Although a fixed income amount may be adequate at the beginning of retirement, inflation will make it less so after several years. If retirees experience historically average inflation of 3.0%, in 24 years twice as much money will be needed to cover income needs versus what was required at the beginning of retirement. For example, in 24 years today’s $2 loaf of bread with become $4 and a $4 gallon of milk will rise to $8. While monthly income remains the same, inflation steadily erodes its purchasing power.
The Importance of Variable Income and Investments
Adding an income stream that is not static solves the problem of inflation. Rather than remaining the same over time, a variable income stream can increase as inflation increases. While there is no guarantee income streams will increase in lockstep with inflation, it is likely they will at least keep pace, if not exceed inflation’s impact.
Most pension plan and fixed annuity retirement income payments do not increase with inflation. It is a wise approach to add an income stream that does increase. The best way to do this is to save and invest money in a stock-based account. Stocks (or equities) may seem an unstable investment as value regularly moves up and down, but historically, stock-based investments increase over time and have been shown to keep pace with inflation. Allowing enough time is important as short-term results (over only a few years) may be disappointing. When the timeframe is expanded to six or seven years or more, the impact of stock investment variability and volatility generally decreases. The resulting investment returns generally move in an upward direction. This is exactly what someone wants whose retirement income must increase to keep pace with inflation. There are no guarantees that stock-based investments will continue to increase, but for the last 100 years, this has been the case.
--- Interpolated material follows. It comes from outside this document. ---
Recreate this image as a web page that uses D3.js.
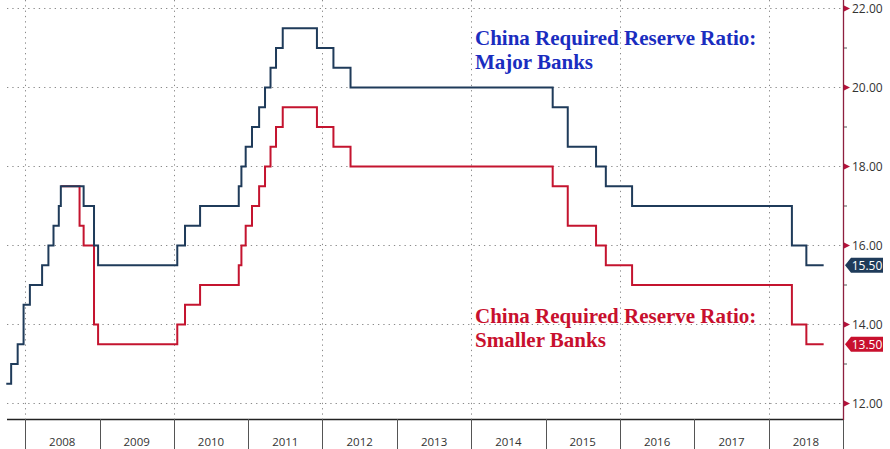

How can someone put money into a variable investment?
Mutual funds, exchange-traded funds and variable annuities all are reasonable options for variable investments. Many of these are available in IRAs, 401(k) and 403(b) accounts and provide tax-deferred growth.
There may be concern over giving up a guaranteed, stable income base – but there is no need to do that. Instead of eliminating pension or other fixed-income payments, supplement them with a variable income stream. Combining both can provide a solution to the need for a stable fixed income along with a variable income stream to counteract the erosive effect of inflation. This can result in a more comfortable retirement over many years.